ECLI:NL:HR:2024:82
Hoge Raad
- Artikel 80a RO-zaken
- Rechtspraak.nl
Cassatieberoep tegen uitspraak van de Rechtbank Den Haag inzake naheffingsaanslag parkeerbelasting
In deze zaak heeft de Hoge Raad op 26 januari 2024 uitspraak gedaan in het cassatieberoep van [X], vertegenwoordigd door S.J.J.G. Fernandes, tegen het College van Burgemeester en Wethouders van de Gemeente Den Haag. Het beroep in cassatie was gericht tegen een uitspraak van de Rechtbank Den Haag van 18 april 2023, waarin het verzet van belanghebbende tegen een eerdere uitspraak van 8 november 2022 werd behandeld. Deze eerdere uitspraak betrof een aan belanghebbende opgelegde naheffingsaanslag in de parkeerbelasting.

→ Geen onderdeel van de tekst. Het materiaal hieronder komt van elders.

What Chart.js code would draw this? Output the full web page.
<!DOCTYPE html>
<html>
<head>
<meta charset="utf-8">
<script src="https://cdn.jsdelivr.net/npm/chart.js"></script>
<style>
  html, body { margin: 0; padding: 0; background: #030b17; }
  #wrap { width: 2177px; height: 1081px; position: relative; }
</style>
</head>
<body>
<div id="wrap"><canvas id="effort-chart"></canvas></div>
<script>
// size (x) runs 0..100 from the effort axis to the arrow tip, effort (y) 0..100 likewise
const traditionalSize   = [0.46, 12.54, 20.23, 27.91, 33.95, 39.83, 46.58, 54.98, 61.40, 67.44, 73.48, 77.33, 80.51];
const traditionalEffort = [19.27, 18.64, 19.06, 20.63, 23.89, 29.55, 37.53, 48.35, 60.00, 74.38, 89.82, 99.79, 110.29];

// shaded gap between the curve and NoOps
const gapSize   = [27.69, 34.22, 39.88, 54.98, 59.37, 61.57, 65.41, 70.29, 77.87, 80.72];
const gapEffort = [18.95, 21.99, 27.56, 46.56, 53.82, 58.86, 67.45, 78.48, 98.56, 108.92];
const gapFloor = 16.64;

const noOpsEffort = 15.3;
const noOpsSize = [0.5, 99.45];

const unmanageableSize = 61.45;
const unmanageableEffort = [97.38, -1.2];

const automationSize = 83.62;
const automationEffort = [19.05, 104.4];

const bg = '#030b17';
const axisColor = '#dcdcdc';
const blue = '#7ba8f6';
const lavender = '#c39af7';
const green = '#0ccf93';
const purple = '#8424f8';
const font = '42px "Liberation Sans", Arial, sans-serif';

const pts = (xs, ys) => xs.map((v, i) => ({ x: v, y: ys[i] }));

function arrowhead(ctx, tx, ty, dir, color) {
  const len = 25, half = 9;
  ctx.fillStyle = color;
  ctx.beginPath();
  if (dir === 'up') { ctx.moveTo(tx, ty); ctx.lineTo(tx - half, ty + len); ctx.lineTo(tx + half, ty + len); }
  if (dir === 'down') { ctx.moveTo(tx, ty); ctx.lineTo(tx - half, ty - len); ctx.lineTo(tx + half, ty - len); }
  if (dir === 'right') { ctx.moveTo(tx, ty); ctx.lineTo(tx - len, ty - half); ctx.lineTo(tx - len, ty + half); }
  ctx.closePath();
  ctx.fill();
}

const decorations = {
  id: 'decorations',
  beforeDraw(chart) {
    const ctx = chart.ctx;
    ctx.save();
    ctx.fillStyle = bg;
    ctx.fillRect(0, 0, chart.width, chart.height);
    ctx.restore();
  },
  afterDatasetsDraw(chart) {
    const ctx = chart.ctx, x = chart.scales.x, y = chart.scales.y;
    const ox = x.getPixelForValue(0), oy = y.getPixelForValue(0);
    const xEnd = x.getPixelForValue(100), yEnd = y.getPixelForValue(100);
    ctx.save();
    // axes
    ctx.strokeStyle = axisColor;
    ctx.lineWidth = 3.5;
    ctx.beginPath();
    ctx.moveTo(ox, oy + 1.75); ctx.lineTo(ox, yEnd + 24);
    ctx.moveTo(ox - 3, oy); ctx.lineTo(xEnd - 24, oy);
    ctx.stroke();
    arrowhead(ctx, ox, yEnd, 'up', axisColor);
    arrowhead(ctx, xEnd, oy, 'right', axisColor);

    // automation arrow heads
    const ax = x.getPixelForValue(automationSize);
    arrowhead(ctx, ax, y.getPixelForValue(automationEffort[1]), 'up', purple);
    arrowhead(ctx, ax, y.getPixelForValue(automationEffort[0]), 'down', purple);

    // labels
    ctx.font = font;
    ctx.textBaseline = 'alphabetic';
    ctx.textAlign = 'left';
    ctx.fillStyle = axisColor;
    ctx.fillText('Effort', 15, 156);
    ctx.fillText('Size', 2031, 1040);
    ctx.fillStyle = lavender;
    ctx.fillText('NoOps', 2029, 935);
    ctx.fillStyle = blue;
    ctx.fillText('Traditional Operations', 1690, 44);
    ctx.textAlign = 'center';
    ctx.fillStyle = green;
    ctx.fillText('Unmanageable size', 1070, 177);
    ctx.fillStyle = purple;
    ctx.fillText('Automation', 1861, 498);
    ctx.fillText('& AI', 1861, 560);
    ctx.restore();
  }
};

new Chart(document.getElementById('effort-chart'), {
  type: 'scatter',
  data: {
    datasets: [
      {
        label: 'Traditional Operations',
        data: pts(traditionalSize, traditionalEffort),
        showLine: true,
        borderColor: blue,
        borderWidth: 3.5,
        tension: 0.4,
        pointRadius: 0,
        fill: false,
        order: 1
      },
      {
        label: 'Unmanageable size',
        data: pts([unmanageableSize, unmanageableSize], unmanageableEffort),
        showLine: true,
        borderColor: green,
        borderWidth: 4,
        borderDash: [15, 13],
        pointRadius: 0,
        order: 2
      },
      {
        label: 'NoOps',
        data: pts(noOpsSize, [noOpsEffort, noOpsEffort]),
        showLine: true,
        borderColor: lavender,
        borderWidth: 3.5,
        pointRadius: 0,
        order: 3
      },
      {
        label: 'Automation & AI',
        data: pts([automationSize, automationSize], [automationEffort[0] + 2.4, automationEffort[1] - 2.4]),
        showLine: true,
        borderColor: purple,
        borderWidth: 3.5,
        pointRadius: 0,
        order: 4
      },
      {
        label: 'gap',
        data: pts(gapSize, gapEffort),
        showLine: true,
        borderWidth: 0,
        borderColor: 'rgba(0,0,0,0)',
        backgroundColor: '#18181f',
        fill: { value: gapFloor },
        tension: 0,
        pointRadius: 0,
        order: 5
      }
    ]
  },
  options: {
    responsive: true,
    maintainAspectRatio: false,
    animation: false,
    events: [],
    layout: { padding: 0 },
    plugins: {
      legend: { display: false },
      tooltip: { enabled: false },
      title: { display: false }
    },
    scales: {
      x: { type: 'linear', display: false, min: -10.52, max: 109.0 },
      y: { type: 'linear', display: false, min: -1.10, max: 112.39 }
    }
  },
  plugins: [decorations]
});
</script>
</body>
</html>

De Hoge Raad heeft de ontvankelijkheid van het cassatieberoep beoordeeld en geconcludeerd dat de klachten over de uitspraak van de Rechtbank niet kunnen slagen. De procureur-generaal bij de Hoge Raad heeft de gelegenheid gekregen om advies uit te brengen, maar de Hoge Raad heeft besloten om het beroep zonder verdere motivering niet-ontvankelijk te verklaren, zoals toegestaan onder artikel 80a van de Wet op de rechterlijke organisatie.

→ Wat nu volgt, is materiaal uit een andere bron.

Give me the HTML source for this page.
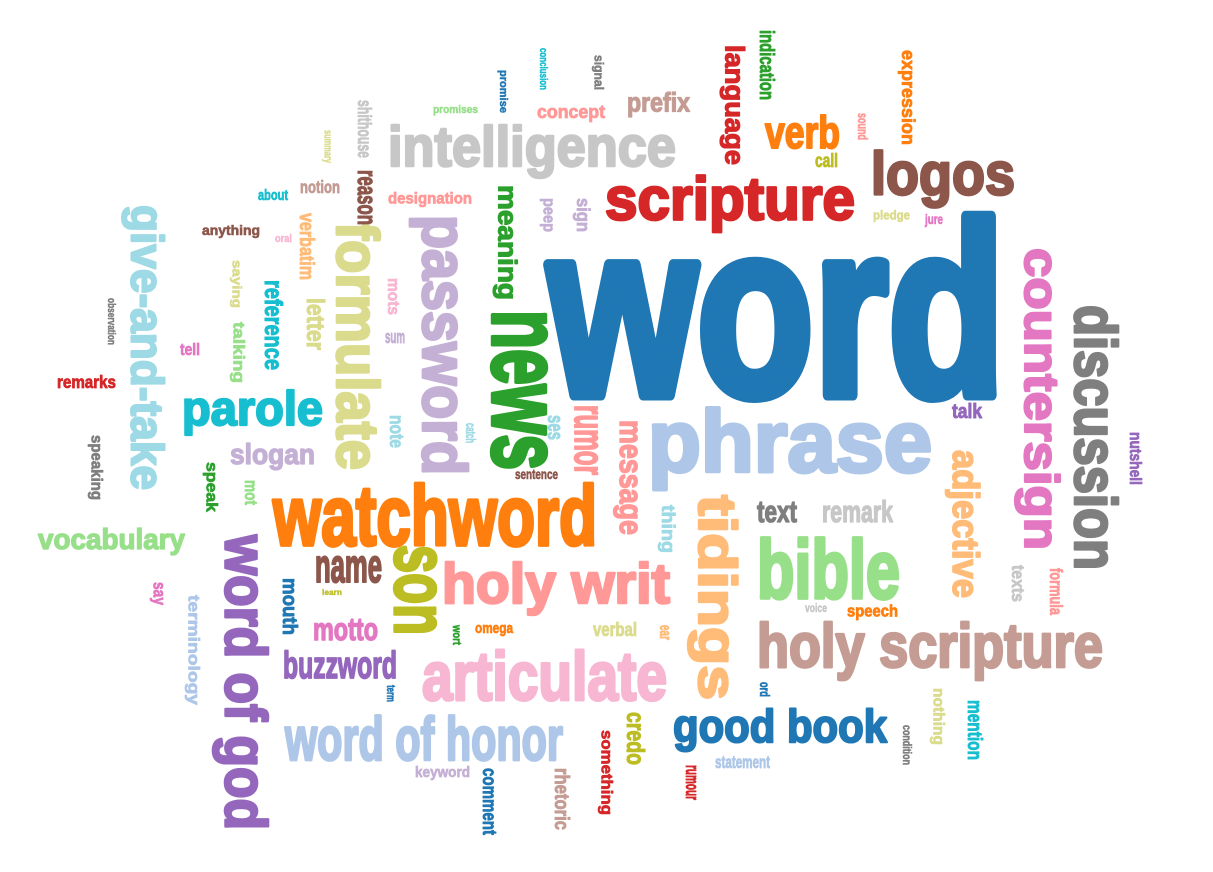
<!DOCTYPE html>
<html><head><meta charset="utf-8"><style>
html,body{margin:0;padding:0;background:#fff;}
svg{display:block;}
text{font-family:"Liberation Sans Narrow","Liberation Sans",sans-serif;font-weight:bold;}
</style></head><body>
<svg id="cloud" width="1213" height="872" viewBox="0 0 1213 872"></svg>
<script>
// words and their bounding boxes: [text, x0, y0, x1, y1, rotated, color]
const words = [
["word",548,215,1005,395,0,"#1f77b4"],
["phrase",648,408,932,490,0,"#aec7e8"],
["intelligence",388,125,676,178,0,"#c7c7c7"],
["scripture",605,175,855,232,0,"#d62728"],
["logos",871,150,1015,207,0,"#8c564b"],
["verb",765,115,840,148,0,"#ff7f0e"],
["prefix",627,92,690,117,0,"#c49c94"],
["concept",537,105,605,122,0,"#ff9896"],
["language",720,45,745,165,1,"#d62728"],
["indication",760,30,775,100,1,"#2ca02c"],
["expression",898,50,915,145,1,"#ff7f0e"],
["sound",858,113,868,140,1,"#ff9896"],
["call",815,153,838,167,0,"#bcbd22"],
["pledge",873,210,910,222,0,"#dbdb8d"],
["jure",925,217,943,227,0,"#e377c2"],
["countersign",1015,248,1060,550,1,"#e377c2"],
["discussion",1075,305,1118,570,1,"#7f7f7f"],
["talk",952,403,982,418,0,"#9467bd"],
["nutshell",1130,432,1142,485,1,"#9467bd"],
["adjective",945,450,980,598,1,"#ffbb78"],
["remark",822,500,893,522,0,"#c7c7c7"],
["text",757,500,797,522,0,"#7f7f7f"],
["bible",757,538,900,598,0,"#98df8a"],
["speech",847,604,898,620,0,"#ff7f0e"],
["voice",805,603,827,612,0,"#c7c7c7"],
["texts",1012,565,1025,602,1,"#c7c7c7"],
["formula",1050,568,1063,615,1,"#ff9896"],
["holy scripture",757,622,1103,680,0,"#c49c94"],
["ord",760,682,770,697,1,"#1f77b4"],
["nothing",930,688,945,745,1,"#dbdb8d"],
["mention",968,700,983,760,1,"#17becf"],
["condition",903,725,912,765,1,"#7f7f7f"],
["good book",673,708,887,752,0,"#1f77b4"],
["statement",715,755,770,768,0,"#aec7e8"],
["rumour",686,765,696,800,1,"#d62728"],
["tidings",688,495,738,700,1,"#ffbb78"],
["thing",658,505,675,553,1,"#9edae5"],
["message",613,420,637,535,1,"#ff9896"],
["rumor",575,405,597,475,1,"#ff9896"],
["ses",548,415,560,440,1,"#9edae5"],
["sentence",515,469,558,479,0,"#8c564b"],
["catch",466,423,476,443,1,"#9edae5"],
["news",493,310,545,470,1,"#2ca02c"],
["meaning",493,185,517,300,1,"#2ca02c"],
["peep",540,198,552,232,1,"#c5b0d5"],
["sign",573,198,590,232,1,"#c5b0d5"],
["password",410,215,468,475,1,"#c5b0d5"],
["designation",388,192,472,207,0,"#ff9896"],
["formulate",337,222,380,470,1,"#dbdb8d"],
["reason",358,170,372,225,1,"#8c564b"],
["shithouse",358,100,372,158,1,"#c7c7c7"],
["notion",300,180,340,193,0,"#c49c94"],
["summary",322,130,330,163,1,"#dbdb8d"],
["about",258,189,288,200,0,"#17becf"],
["anything",202,225,260,238,0,"#8c564b"],
["oral",275,234,292,242,0,"#f7b6d2"],
["verbatim",300,213,315,280,1,"#ffbb78"],
["saying",230,260,242,308,1,"#dbdb8d"],
["reference",265,280,283,370,1,"#17becf"],
["letter",307,298,325,350,1,"#dbdb8d"],
["talking",230,322,245,383,1,"#98df8a"],
["tell",180,343,200,355,0,"#e377c2"],
["remarks",57,375,116,388,0,"#d62728"],
["give-and-take",122,205,165,490,1,"#9edae5"],
["speaking",88,435,103,500,1,"#7f7f7f"],
["speak",203,462,218,512,1,"#2ca02c"],
["mot",245,480,258,505,1,"#98df8a"],
["parole",182,390,323,435,0,"#17becf"],
["slogan",230,443,315,470,0,"#c5b0d5"],
["mots",388,278,400,315,1,"#f7b6d2"],
["sum",385,333,405,343,0,"#c5b0d5"],
["note",390,415,404,448,1,"#9edae5"],
["watchword",273,483,597,545,0,"#ff7f0e"],
["vocabulary",38,528,185,555,0,"#98df8a"],
["word of god",213,535,268,830,1,"#9467bd"],
["son",395,545,435,635,1,"#bcbd22"],
["name",315,557,382,582,0,"#8c564b"],
["learn",322,589,342,595,0,"#bcbd22"],
["mouth",283,578,298,635,1,"#1f77b4"],
["motto",313,617,378,640,0,"#e377c2"],
["buzzword",283,650,397,678,0,"#9467bd"],
["holy writ",442,562,670,615,0,"#ff9896"],
["verbal",593,622,637,636,0,"#dbdb8d"],
["omega",475,625,513,636,0,"#ff7f0e"],
["wort",453,625,462,645,1,"#2ca02c"],
["ear",660,625,669,640,1,"#ffbb78"],
["articulate",422,650,667,700,0,"#f7b6d2"],
["term",387,685,396,702,1,"#1f77b4"],
["word of honor",285,715,563,760,0,"#aec7e8"],
["keyword",415,766,470,780,0,"#c5b0d5"],
["comment",483,768,497,835,1,"#1f77b4"],
["rhetoric",555,768,570,830,1,"#c49c94"],
["something",598,730,613,815,1,"#d62728"],
["credo",627,712,645,765,1,"#bcbd22"],
["terminology",185,595,200,705,1,"#aec7e8"],
["say",150,582,163,605,1,"#e377c2"],
["observation",108,298,116,345,1,"#7f7f7f"],
["promises",433,105,478,115,0,"#98df8a"],
["promise",498,70,508,113,1,"#1f77b4"],
["conclusion",540,48,548,90,1,"#17becf"],
["signal",592,55,604,90,1,"#7f7f7f"]
];
const ASC=0.73, XH=0.53, DESC=0.21;
const svg=document.getElementById('cloud');
const NS='http://www.w3.org/2000/svg';
for(const w of words){
  const [t,x0,y0,x1,y1,rot,col]=w;
  const hasAsc=/[bdfhklti]/.test(t);
  const hasDesc=/[gjpqy]/.test(t);
  const up=hasAsc?ASC:XH, dn=hasDesc?DESC:0;
  const thick=rot?(x1-x0):(y1-y0);
  const len=rot?(y1-y0):(x1-x0);
  const fs=thick/(up+dn);
  const el=document.createElementNS(NS,'text');
  
  
  el.setAttribute('font-size',fs.toFixed(1));
  el.setAttribute('fill',col);
  el.setAttribute('stroke',col);
  el.setAttribute('stroke-width',(fs*0.045).toFixed(2));
  el.setAttribute('stroke-linejoin','round');
  el.setAttribute('textLength',len);
  el.setAttribute('lengthAdjust','spacingAndGlyphs');
  if(rot){
    const bx=x0+dn*fs;
    el.setAttribute('transform','translate('+bx+','+y0+') rotate(90)');
    el.setAttribute('x',0);el.setAttribute('y',0);
  }else{
    el.setAttribute('x',x0);
    el.setAttribute('y',y0+up*fs);
  }
  el.textContent=t;
  svg.appendChild(el);
}
</script>
</body></html>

Daarnaast heeft de Hoge Raad geen aanleiding gezien om een veroordeling in de proceskosten uit te spreken. De beslissing van de Hoge Raad is openbaar uitgesproken op 26 januari 2024, en het arrest is gewezen door de raadsheer J. Wortel als voorzitter, samen met de raadsheren M.T. Boerlage en A.E.H. van der Voort Maarschalk, in tegenwoordigheid van de waarnemend griffier F. Treuren.